PROBLEM TO SOLVE –
Report only how many lines hold the word "diagram".

SUPPLIED INFORMATION –
[Start]
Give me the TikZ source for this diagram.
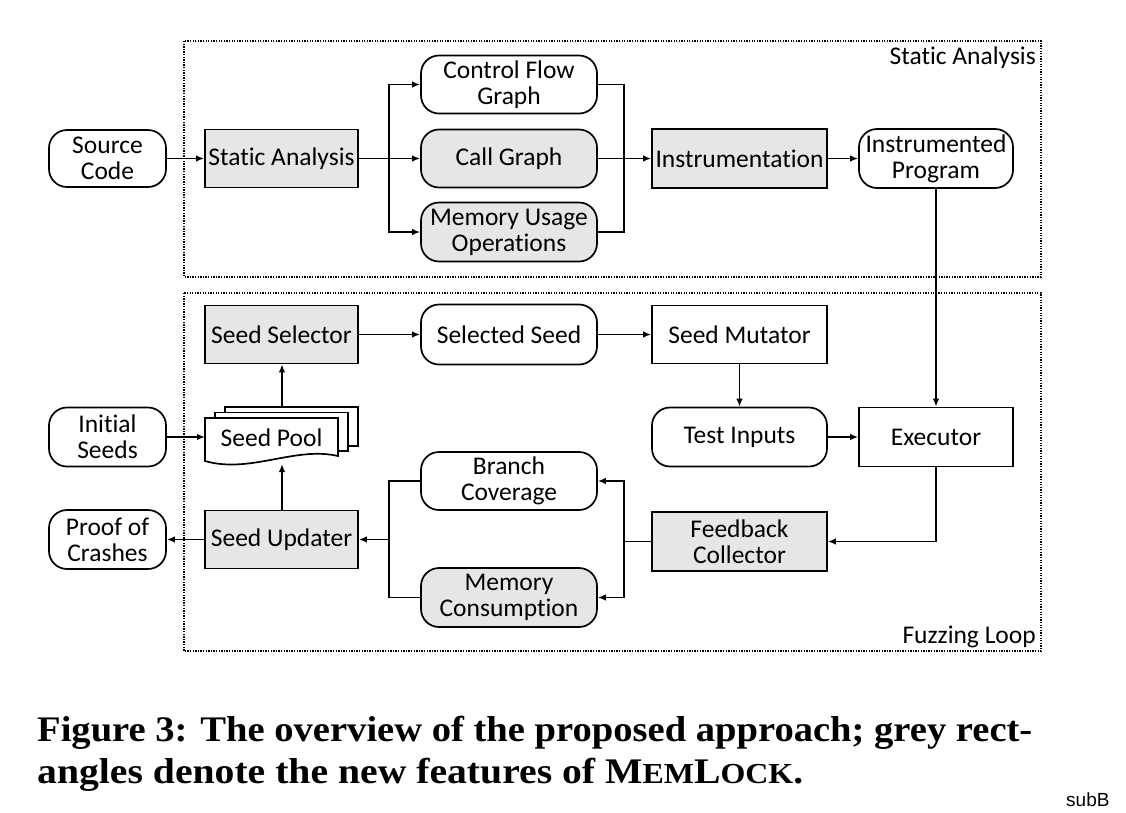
[End]
[Start]
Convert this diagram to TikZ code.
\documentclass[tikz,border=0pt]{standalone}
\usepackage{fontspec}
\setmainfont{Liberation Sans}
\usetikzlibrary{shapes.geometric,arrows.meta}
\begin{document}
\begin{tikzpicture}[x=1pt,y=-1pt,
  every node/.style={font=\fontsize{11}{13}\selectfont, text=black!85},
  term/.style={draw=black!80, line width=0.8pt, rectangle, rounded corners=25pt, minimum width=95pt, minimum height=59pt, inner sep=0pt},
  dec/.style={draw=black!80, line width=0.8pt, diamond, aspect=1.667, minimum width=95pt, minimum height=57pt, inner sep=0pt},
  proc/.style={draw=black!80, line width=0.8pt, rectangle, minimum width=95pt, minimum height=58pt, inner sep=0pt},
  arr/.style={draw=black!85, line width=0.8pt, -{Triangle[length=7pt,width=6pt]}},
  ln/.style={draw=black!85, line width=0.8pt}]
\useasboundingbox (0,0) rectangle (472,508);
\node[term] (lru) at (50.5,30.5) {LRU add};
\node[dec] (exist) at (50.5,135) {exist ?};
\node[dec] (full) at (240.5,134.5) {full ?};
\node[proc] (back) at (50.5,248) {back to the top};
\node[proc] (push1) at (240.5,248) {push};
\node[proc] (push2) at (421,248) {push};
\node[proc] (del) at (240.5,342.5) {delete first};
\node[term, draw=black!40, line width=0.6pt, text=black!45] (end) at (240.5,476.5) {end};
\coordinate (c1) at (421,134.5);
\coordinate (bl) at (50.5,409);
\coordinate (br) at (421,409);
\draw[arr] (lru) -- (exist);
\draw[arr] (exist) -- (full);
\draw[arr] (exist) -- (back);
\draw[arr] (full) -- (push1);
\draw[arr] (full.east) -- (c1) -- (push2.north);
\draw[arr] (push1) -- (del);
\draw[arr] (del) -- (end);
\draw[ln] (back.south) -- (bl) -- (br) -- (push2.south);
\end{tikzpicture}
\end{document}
[End]
RESULT OF THIS TASK –
2